一换上能量块,机器人就满屋子乱窜,嘴里喊着:“大河小溪,大河小溪……”
连溪的手顿了一下,不知道什么情绪弥漫了起来,就见门铃响了。
她愣了一下,反应过来,一边拿起桌边的湿布擦手,一边嘴里答着:“来了。”
铁门被打开,意料之中的看见王婶站在门口,手中提着个小托盘,看见连溪首先露出一个温暖的笑来:“连溪啊,今天你叔做了午饭,顺便给你带了点。”
托盘上有着面包和浓汤,典型的西式饮食,连溪笑的有些不好意思,将青少年的青涩和尴尬体现的淋漓尽致:“王婶,您看我这次回来也没给您带什么礼物,这……多不好意思啊。您先进来坐。”
说着连忙接过托盘,侧过身体,让出道来。
王婶这才看清了屋内整洁的样子,转了一圈,确认一切都井井有条之后,啧啧感慨着:“你一个半大的小子,能这样照顾自己,我也就放心了。”
连溪走进厨房,将食物放进自家的碗里,随手将王婶带来的碗筷洗干净,放在烘干器烘干,听到这句话笑了笑:“王婶,我就瞎收拾了下。”
等碗筷彻底消毒沥干,连溪拿着托盘走了出来,放在客厅的餐桌之上,又走进厨房拿了热水和杯子,顺手给王婶倒了杯水。
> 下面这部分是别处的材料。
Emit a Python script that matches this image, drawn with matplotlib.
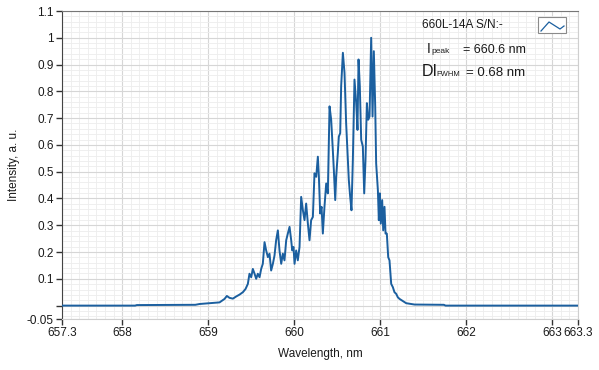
import matplotlib
matplotlib.use('Agg')
import matplotlib.pyplot as plt
from matplotlib.ticker import MultipleLocator
from matplotlib.lines import Line2D
from matplotlib.patches import Rectangle

# spectrum (nm, a.u.)
wavelength = [657.300, 658.150, 658.170, 658.850, 658.900, 659.015, 659.132, 659.190,
              659.217, 659.248, 659.287, 659.325, 659.364, 659.403, 659.434, 659.461,
              659.480, 659.500, 659.519, 659.539, 659.558, 659.577, 659.597, 659.616,
              659.635, 659.655, 659.674, 659.694, 659.713, 659.732, 659.752, 659.771,
              659.790, 659.810, 659.829, 659.849, 659.868, 659.887, 659.907, 659.926,
              659.946, 659.965, 659.977, 659.992, 660.004, 660.023, 660.042, 660.062,
              660.081, 660.101, 660.120, 660.139, 660.159, 660.178, 660.197, 660.217,
              660.236, 660.256, 660.275, 660.287, 660.302, 660.318, 660.333, 660.352,
              660.372, 660.391, 660.411, 660.430, 660.449, 660.461, 660.477, 660.488,
              660.507, 660.519, 660.535, 660.546, 660.566, 660.585, 660.604, 660.624,
              660.635, 660.651, 660.666, 660.682, 660.701, 660.721, 660.736, 660.748,
              660.763, 660.779, 660.798, 660.814, 660.829, 660.845, 660.860, 660.876,
              660.895, 660.911, 660.926, 660.942, 660.953, 660.973, 660.984, 660.996,
              661.007, 661.023, 661.035, 661.050, 661.062, 661.077, 661.093, 661.108,
              661.128, 661.147, 661.166, 661.186, 661.205, 661.225, 661.302, 661.399,
              661.740, 661.760, 663.300]
intensity = [0.000, 0.000, 0.002, 0.003, 0.006, 0.009, 0.012, 0.025,
             0.036, 0.029, 0.026, 0.034, 0.041, 0.050, 0.062, 0.081,
             0.119, 0.106, 0.137, 0.119, 0.100, 0.119, 0.106, 0.137,
             0.156, 0.237, 0.206, 0.181, 0.194, 0.131, 0.156, 0.187,
             0.244, 0.281, 0.206, 0.156, 0.194, 0.169, 0.244, 0.269,
             0.294, 0.244, 0.206, 0.219, 0.156, 0.206, 0.169, 0.219,
             0.406, 0.356, 0.319, 0.381, 0.306, 0.244, 0.319, 0.331,
             0.494, 0.481, 0.556, 0.481, 0.344, 0.369, 0.269, 0.369,
             0.456, 0.419, 0.744, 0.694, 0.581, 0.506, 0.394, 0.481,
             0.569, 0.631, 0.644, 0.819, 0.944, 0.869, 0.681, 0.544,
             0.469, 0.406, 0.356, 0.544, 0.844, 0.756, 0.656, 0.919,
             0.819, 0.619, 0.594, 0.419, 0.544, 0.756, 0.694, 0.706,
             1.000, 0.706, 0.950, 0.744, 0.531, 0.431, 0.319, 0.419,
             0.306, 0.394, 0.281, 0.369, 0.269, 0.269, 0.181, 0.169,
             0.081, 0.069, 0.050, 0.044, 0.031, 0.025, 0.009, 0.004,
             0.003, 0.000, 0.000]

x_ticks = [657.3, 658, 659, 660, 661, 662, 663, 663.3]
x_labels = ['657.3', '658', '659', '660', '661', '662', '663', '663.3']
y_ticks = [-0.05, 0, 0.1, 0.2, 0.3, 0.4, 0.5, 0.6, 0.7, 0.8, 0.9, 1.0, 1.1]
y_labels = ['-0.05', '', '0.1', '0.2', '0.3', '0.4', '0.5', '0.6', '0.7', '0.8', '0.9', '1', '1.1']

plt.rcParams['font.family'] = ['Liberation Sans', 'DejaVu Sans']

W, H = 599, 370
TXT = '#1a1a1a'


def fx(px):
    return px / W


def fy(py):
    return 1 - py / H


def main():
    fig = plt.figure(figsize=(W / 100, H / 100), dpi=100)
    ax = fig.add_axes([fx(62), fy(319), fx(578) - fx(62), fy(11) - fy(319)])

    ax.plot(wavelength, intensity, color='#1b5f9f', lw=1.4, zorder=3)

    ax.set_xlim(657.3, 663.3)
    ax.set_ylim(-0.05, 1.1)

    # grid, LabVIEW style
    ax.xaxis.set_minor_locator(MultipleLocator(0.1))
    ax.yaxis.set_minor_locator(MultipleLocator(0.02))
    ax.grid(which='major', color='#d6d6d6', lw=0.8)
    ax.grid(which='minor', color='#ededed', lw=0.6)
    ax.set_axisbelow(True)

    ax.set_xticks(x_ticks)
    ax.set_xticklabels(x_labels)
    ax.set_yticks(y_ticks)
    ax.set_yticklabels(y_labels)
    ax.tick_params(which='major', direction='out', length=4, width=1, color='#333333',
                   labelsize=8.5, labelcolor=TXT, pad=2)
    ax.tick_params(which='minor', length=0)

    ax.spines['left'].set_color('#444444')
    ax.spines['top'].set_color('#777777')
    ax.spines['right'].set_color('#cfcfcf')
    ax.spines['bottom'].set_color('#cfcfcf')

    ax.set_xlabel('Wavelength, nm', fontsize=8.5, color=TXT, labelpad=6)
    ax.set_ylabel('Intensity, a. u.', fontsize=8.5, color=TXT, labelpad=5)

    # legend / annotation block
    fig.text(fx(422), fy(25), '660L-14A S/N:-', fontsize=8.5, va='center', color=TXT)
    fig.patches.append(Rectangle((fx(538), fy(33)), fx(566) - fx(538), fy(17) - fy(33),
                                 transform=fig.transFigure, facecolor='white',
                                 edgecolor='#8a8a8a', lw=0.8))
    fig.lines.append(Line2D([fx(541), fx(549), fx(560), fx(564)],
                            [fy(31), fy(22), fy(29), fy(26)],
                            transform=fig.transFigure, color='#1b5f9f', lw=0.9))

    fig.text(fx(427), fy(53), 'I', fontsize=10, va='baseline', color=TXT)
    fig.text(fx(431), fy(53), 'peak', fontsize=6, va='baseline', color=TXT)
    fig.text(fx(463), fy(53), '= 660.6 nm', fontsize=9, va='baseline', color=TXT)
    fig.text(fx(422), fy(76), 'DI', fontsize=11.5, va='baseline', color=TXT)
    fig.text(fx(436), fy(76), 'FWHM', fontsize=5.5, va='baseline', color=TXT)
    fig.text(fx(466), fy(76), '= 0.68 nm', fontsize=9.5, va='baseline', color=TXT)

    fig.savefig('out.png', dpi=100)


main()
两人面对面坐着,王婶看着连溪,眼中溢出慈爱来:“你啊,一转眼都这么大了,我记得你跟在你哥身后的时候,才那么点小,跟在你哥身后就像是小尾巴,转过来转过去……”
回忆往事,这是年纪大的人的通病,连溪也没有打扰王婶的兴致,这会儿她只要静静的坐着听就好了。